The entrepreneur took advantage of having one of the first corn pickers in the area by hiring out to the farmers to pick their corn.
He was always a sports enthusiast. With a few partners, he bought a go-cart track near Jamestown, in Stillwater, in 1962.
“We paved the track, which was a big mistake because mothers didn’t want their kids driving 50 mph.”
He was a licensed umpire of softball and baseball, retiring at the age of 84, but then returned to ump his great-grandson’s games for two more years. He was a pitcher in a softball league in Erie until he was 70.
“They would tease the younger men saying, ‘if Old Man Schulz can, you can.'”
He was one of the first Emergency Medical Technicians with the Ellington Fire Department and was a Red Cross volunteer teaching CPR and First Aid to several area departments.
The couple rode a Honda 1300 until three years ago.
“It got to the point where it got too heavy for us. When it went down, we couldn’t pick it up.

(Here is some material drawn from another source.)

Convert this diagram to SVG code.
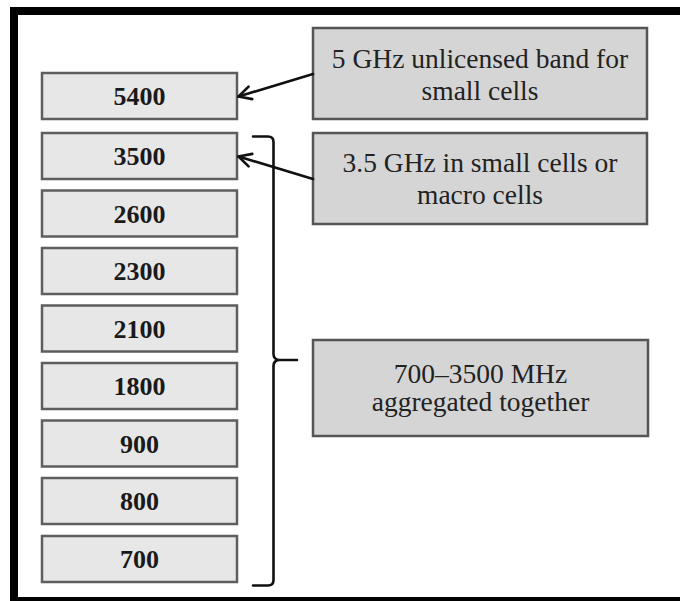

The nonagenarian still drives his trucks, but not after dark. They will be planting their annual garden at their camp, but admit they are downsizing a little this year, planting for a yield of 25 pounds of potatoes rather than the usual 50 pounds. They’ll still plant tomatoes, peppers, carrots, beets, cucumbers, squash, pumpkins and sweet corn.
He has a high regard and sings the praises of Dr. Galo Grijalva who performed a three-and one-half hour surgery on him just a few months ago, when other doctors would not.
“He saved my life,” says Schulz.
“I couldn’t thank him enough,” says his wife. “We can go out.”
“I can eat,” says the 98-year old.
Mr. Schulz has six children, but sadly the three youngest are deceased.